Thesis papers are now deposited directly online and they are searchable on the web. There is a process for uploading your thesis paper and deadlines are provided each semester. The IMA Program Coordinator will walk you through the process of uploading your completed paper before the deadline.
- Thesis paper guidelines and specifications are listed on the Dean’s site here
Uploading the thesis paper to Academic Works
^ See the paper guidelines in the link above which include suggestions on font, page setup, bibliography style, and use the MFA title page provided. On the title page, only list your primary and secondary advisor and type their names on the line. No handwritten signatures.
After your paper is proofed by your primary advisor and given the green light to upload. Then notify the IMA program assistant that you are going to upload the paper.
Follow the directions on this link to upload your paper to Academic Works: http://www.hunter.cuny.edu/artsci/repository/files/graduate-documents/step-by-step-guide-for-graduate-students-as-of-2.pdf
Be sure to only include your primary and second advisor. Only list their emails in the backend of the upload and include the Program Director, Andrew Lund, if he is not your 1st or 2nd advisor. The third advisor is not part of the paper process and not included in Academic Works.
Examples of Thesis Papers
The Collaborative Urban Resilience Banquet by Candace Thompson
Shared Resources (Contractual Obligations) by Jordan Lord
Better Than Before by Makia Harper
Luncheon by Tomasz Gubernat
The Market by Claudia Zamora Valencia
The MFA Exhibition and Screening will be scheduled towards the end of Spring and Fall semester. Participation in the show is mandatory for graduation and thesis credit.

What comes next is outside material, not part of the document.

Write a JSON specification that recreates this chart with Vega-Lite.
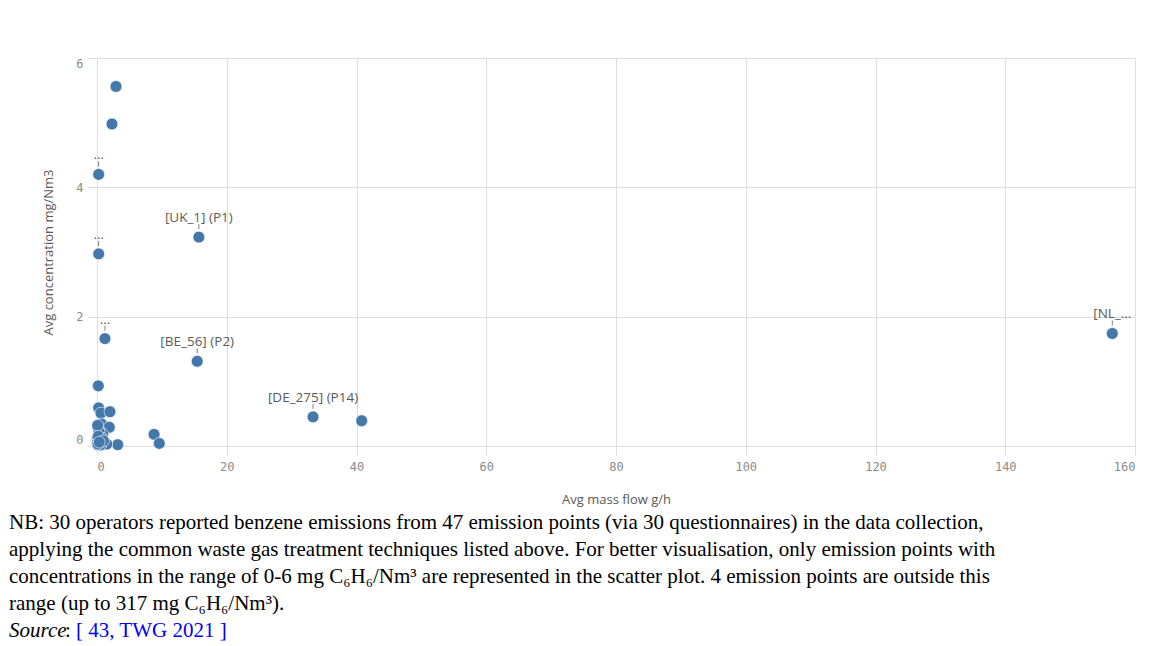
{
  "$schema": "https://vega.github.io/schema/vega-lite/v6.json",
  "background": "white",
  "padding": {"left": 9, "top": 57, "right": 0, "bottom": 0},
  "spacing": 3,
  "config": {"view": {"stroke": null}},
  "vconcat": [
    {
      "width": 1038,
      "height": 388,
      "data": {
        "values": [
          {"flow": 2.93, "conc": 5.56, "label": null},
          {"flow": 2.31, "conc": 4.98, "label": null},
          {"flow": 0.26, "conc": 4.2, "label": "…"},
          {"flow": 15.7, "conc": 3.23, "label": "[UK_1] (P1)"},
          {"flow": 0.26, "conc": 2.97, "label": "…"},
          {"flow": 1.23, "conc": 1.66, "label": "…"},
          {"flow": 15.45, "conc": 1.31, "label": "[BE_56] (P2)"},
          {"flow": 0.2, "conc": 0.93, "label": null},
          {"flow": 0.25, "conc": 0.59, "label": null},
          {"flow": 0.6, "conc": 0.51, "label": null},
          {"flow": 2.0, "conc": 0.53, "label": null},
          {"flow": 0.7, "conc": 0.34, "label": null},
          {"flow": 1.9, "conc": 0.29, "label": null},
          {"flow": 0.57, "conc": 0.21, "label": null},
          {"flow": 8.8, "conc": 0.18, "label": null},
          {"flow": 9.6, "conc": 0.04, "label": null},
          {"flow": 3.2, "conc": 0.02, "label": null},
          {"flow": 1.1, "conc": 0.04, "label": null},
          {"flow": 0.3, "conc": 0.05, "label": null},
          {"flow": 33.3, "conc": 0.45, "label": "[DE_275] (P14)"},
          {"flow": 40.8, "conc": 0.39, "label": null},
          {"flow": 156.5, "conc": 1.74, "label": "[NL_…"},
          {"flow": 0.1, "conc": 0.02, "label": null},
          {"flow": 0.45, "conc": 0.1, "label": null},
          {"flow": 0.15, "conc": 0.28, "label": null},
          {"flow": 0.35, "conc": 0.15, "label": null},
          {"flow": 0.7, "conc": 0.05, "label": null},
          {"flow": 0.2, "conc": 0.01, "label": null},
          {"flow": 1.5, "conc": 0.03, "label": null},
          {"flow": 0.9, "conc": 0.18, "label": null},
          {"flow": 0.25, "conc": 0.08, "label": null},
          {"flow": 0.05, "conc": 0.12, "label": null},
          {"flow": 0.4, "conc": 0.02, "label": null},
          {"flow": 0.3, "conc": 0.22, "label": null},
          {"flow": 0.5, "conc": 0.01, "label": null},
          {"flow": 0.05, "conc": 0.05, "label": null},
          {"flow": 0.8, "conc": 0.12, "label": null},
          {"flow": 0.1, "conc": 0.32, "label": null},
          {"flow": 0.6, "conc": 0.02, "label": null},
          {"flow": 0.2, "conc": 0.15, "label": null},
          {"flow": 1.0, "conc": 0.08, "label": null},
          {"flow": 0.15, "conc": 0.03, "label": null},
          {"flow": 0.35, "conc": 0.06, "label": null}
        ]
      },
      "encoding": {
        "x": {
          "field": "flow",
          "type": "quantitative",
          "scale": {"domain": [0, 160], "nice": false, "zero": false},
          "axis": {
            "values": [0, 20, 40, 60, 80, 100, 120, 140, 160],
            "title": "Avg mass flow g/h",
            "titleFont": "Open Sans",
            "titleFontSize": 13,
            "titleFontWeight": "normal",
            "titleColor": "#595959",
            "titlePadding": 21,
            "labelFont": "DejaVu Sans Mono",
            "labelFontSize": 12,
            "labelColor": "#8c8c8c",
            "labelFlush": true,
            "labelPadding": 6,
            "domain": false,
            "grid": true,
            "gridColor": "#dedede",
            "tickColor": "#dedede",
            "tickSize": 9
          }
        },
        "y": {
          "field": "conc",
          "type": "quantitative",
          "scale": {"domain": [0, 6], "nice": false, "zero": false},
          "axis": {
            "values": [0, 2, 4, 6],
            "title": "Avg concentration mg/Nm3",
            "titleFont": "Open Sans",
            "titleFontSize": 13,
            "titleFontWeight": "normal",
            "titleColor": "#595959",
            "titlePadding": 20,
            "labelFont": "DejaVu Sans Mono",
            "labelFontSize": 12,
            "labelColor": "#8c8c8c",
            "labelFlush": true,
            "labelPadding": 4,
            "domain": false,
            "grid": true,
            "gridColor": "#dedede",
            "tickColor": "#dedede",
            "tickSize": 10
          }
        }
      },
      "layer": [
        {
          "mark": {"type": "circle", "size": 140, "color": "#4477aa", "opacity": 1, "stroke": "#ffffff", "strokeWidth": 0.6}
        },
        {
          "transform": [{"filter": "datum.label != null"}],
          "mark": {"type": "rule", "color": "#7f7f7f", "strokeWidth": 1, "yOffset": -13, "y2Offset": -8},
          "encoding": {"y2": {"field": "conc"}}
        },
        {
          "transform": [{"filter": "datum.label != null"}],
          "mark": {"type": "text", "baseline": "alphabetic", "align": "center", "dy": -15, "font": "Open Sans", "fontSize": 13.5, "color": "#595959"},
          "encoding": {"text": {"field": "label"}}
        }
      ]
    },
    {
      "width": 1038,
      "height": 135,
      "data": {
        "values": [
          {"line": 1, "kind": "plain", "text": "NB: 30 operators reported benzene emissions from 47 emission points (via 30 questionnaires) in the data collection,"},
          {"line": 2, "kind": "plain", "text": "applying the common waste gas treatment techniques listed above. For better visualisation, only emission points with"},
          {"line": 3, "kind": "plain", "text": "concentrations in the range of 0-6 mg C₆H₆/Nm³ are represented in the scatter plot. 4 emission points are outside this"},
          {"line": 4, "kind": "plain", "text": "range (up to 317 mg C₆H₆/Nm³)."},
          {"line": 5, "kind": "italic", "text": "Source"},
          {"line": 5, "kind": "colon", "text": ":"},
          {"line": 5, "kind": "link", "text": "[ 43, TWG 2021 ]"}
        ]
      },
      "encoding": {
        "x": {"value": 0},
        "y": {"field": "line", "type": "quantitative", "scale": {"domain": [0.5, 5.5], "reverse": true}, "axis": null},
        "text": {"field": "text"}
      },
      "layer": [
        {
          "transform": [{"filter": "datum.kind == 'plain'"}],
          "mark": {"type": "text", "align": "left", "baseline": "middle", "dx": -88, "font": "Liberation Serif", "fontSize": 21, "color": "#000000"}
        },
        {
          "transform": [{"filter": "datum.kind == 'italic'"}],
          "mark": {"type": "text", "align": "left", "baseline": "middle", "dx": -88, "font": "Liberation Serif", "fontStyle": "italic", "fontSize": 21, "color": "#000000"}
        },
        {
          "transform": [{"filter": "datum.kind == 'colon'"}],
          "mark": {"type": "text", "align": "left", "baseline": "middle", "dx": -32, "font": "Liberation Serif", "fontSize": 21, "color": "#000000"}
        },
        {
          "transform": [{"filter": "datum.kind == 'link'"}],
          "mark": {"type": "text", "align": "left", "baseline": "middle", "dx": -21, "font": "Liberation Serif", "fontSize": 21, "color": "#0000ff"}
        }
      ]
    }
  ]
}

Leading up to the show, students need to be responsive to emails from the program assistant and director and provide important details to help the IMA Program plan the show and promote it, including project format, running time, technical specifications and requirements, description, and artwork.
If your thesis project is a linear film, the preferred addition to the credits sequence:
of the requirements of the degree of
Master of Fine Arts in Integrated Media Arts
Hunter College
The City University of New York
In order to have a smooth presentation all thesis students should follow the following criteria.

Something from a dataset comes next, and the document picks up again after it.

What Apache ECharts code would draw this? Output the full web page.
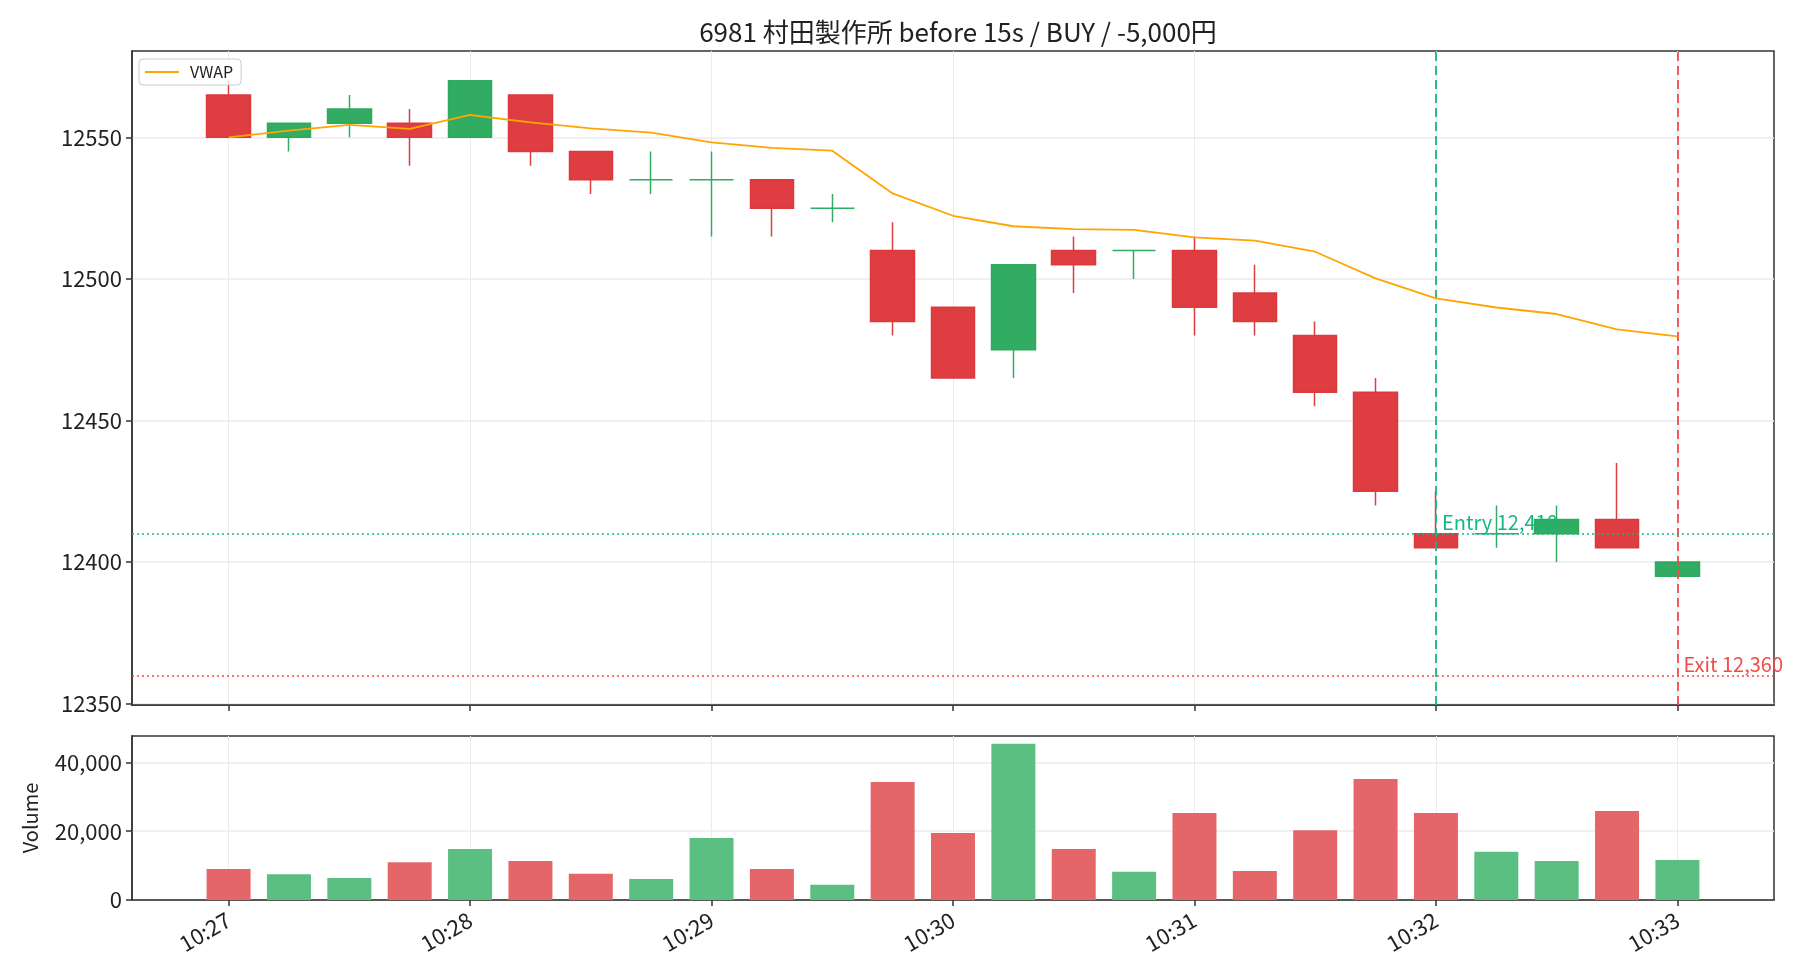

Files should be delivered to Peter Jackson in 435HN. Email peter.jackson@hunter.cuny.edu with any questions.
Deadline:
Projects must be delivered no later than the Monday by noon ahead of the Thesis Show weekend.
For Videos:
Files should be 1920 x 1080, uncompressed (same settings as your timeline), with stereo audio. Apple prores 422 or 422HQ recommended. The support office will burn a Bluray DVD.
Installations + Performances:
Tech needs should be relayed to the support office no later than one week before your defense. This is to ensure that the requested equipment can be put aside and tested well before the presentation. We will make every effort to provide the requested equipment if available.
Websites:
Links should be sent one week before presentations. This is to ensure that we can test it on the presentation computers well before the presentation. It is also recommended that you bring a local copy just in case there are internet issues at Hunter.